- Bear Valley Location within Minnesota Bear Valley Location within the United States
- Coordinates: 44°18′12″N 92°28′39″W﻿ / ﻿44.30333°N 92.47750°W
- Country: United States
- State: Minnesota
- County: Wabasha County
- Township: Chester Township
- Elevation: 981 ft (299 m)
- Time zone: UTC-6 (Central (CST))
- • Summer (DST): UTC-5 (CDT)
- ZIP code: 55956 and 55041
- Area code: 507
- GNIS feature ID: 654590

= Bear Valley, Minnesota =

Unincorporated community in Minnesota, United States

Bear Valley is an unincorporated community in Chester Township, Wabasha County, Minnesota, United States.

==Geography==
The community is located along Wabasha County Road 3 near Zumbro Falls. Cold Creek, a valley tributary of the nearby Zumbro River, flows through the community. 635th Street, 638th Street, and County Road 68 are also in the immediate area.

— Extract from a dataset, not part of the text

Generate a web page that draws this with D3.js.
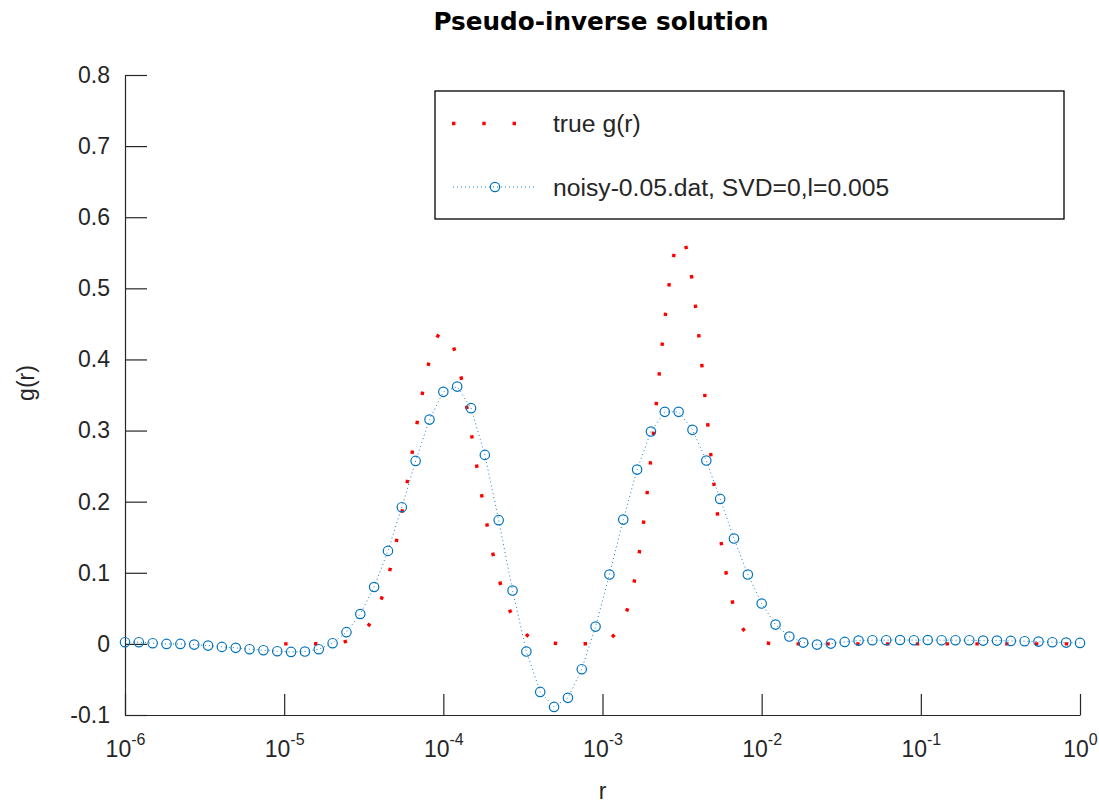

Other nearby places include Zumbro Falls, Mazeppa, Oak Center, Lake City, and Bellechester.

==History==
A post office called Bear Valley was established in 1857, and remained in operation until 1902. The community was so named on account of a bear sighting by early settlers in the valley.

The Grange association at Bear Valley was one of the earliest in Minnesota, established in 1870. The Bear Valley Grange Hall was built in 1874.